Note: The following applies to 3.0.7 and later.
Internally in PHP a connection status is maintained. There are 3 possible states:
0 - NORMAL
1 - ABORTED
2 - TIMEOUT
When a PHP script is running normally the NORMAL state, is active. If the remote client disconnects the ABORTED state flag is turned on. A remote client disconnect is usually caused by the user hitting his STOP button. If the PHP-imposed time limit (see set_time_limit()) is hit, the TIMEOUT state flag is turned on.
You can decide whether or not you want a client disconnect to cause your script to be aborted. Sometimes it is handy to always have your scripts run to completion even if there is no remote browser receiving the output. The default behaviour is however for your script to be aborted when the remote client disconnects. This behaviour can be set via the ignore_user_abort php.ini directive as well as through the corresponding php3_ignore_user_abort Apache .conf directive or with the ignore_user_abort() function. If you do not tell PHP to ignore a user abort and the user aborts, your script will terminate. The one exception is if you have registered a shutdown function using register_shutdown_function(). With a shutdown function, when the remote user hits his STOP button, the next time your script tries to output something PHP will detect that the connection has been aborted and the shutdown function is called. This shutdown function will also get called at the end of your script terminating normally, so to do something different in case of a client diconnect you can use the connection_aborted() function. This function will return TRUE if the connection was aborted.

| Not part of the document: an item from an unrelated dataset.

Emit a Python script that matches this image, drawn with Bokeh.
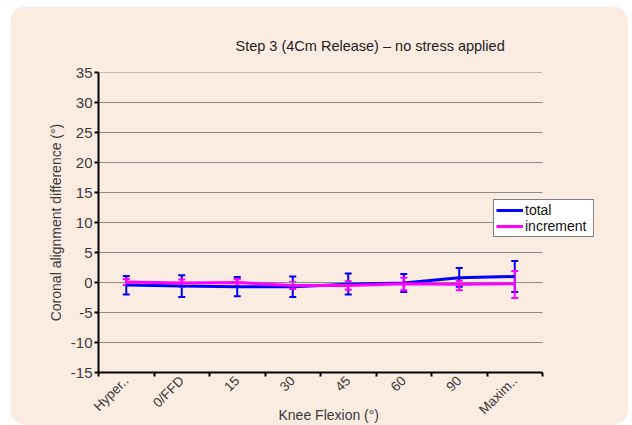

Your script can also be terminated by the built-in script timer. The default timeout is 30 seconds. It can be changed using the max_execution_time php.ini directive or the corresponding php3_max_execution_time Apache .conf directive as well as with the set_time_limit() function. When the timer expires the script will be aborted and as with the above client disconnect case, if a shutdown function has been registered it will be called. Within this shutdown function you can check to see if a timeout caused the shutdown function to be called by calling the connection_timeout() function. This function will return TRUE if a timeout caused the shutdown function to be called.
One thing to note is that both the ABORTED and the TIMEOUT states can be active at the same time. This is possible if you tell PHP to ignore user aborts. PHP will still note the fact that a user may have broken the connection, but the script will keep running. If it then hits the time limit it will be aborted and your shutdown function, if any, will be called. At this point you will find that connection_timeout() and connection_aborted() return TRUE. You can also check both states in a single call by using the connection_status(). This function returns a bitfield of the active states. So, if both states are active it would return 3, for example.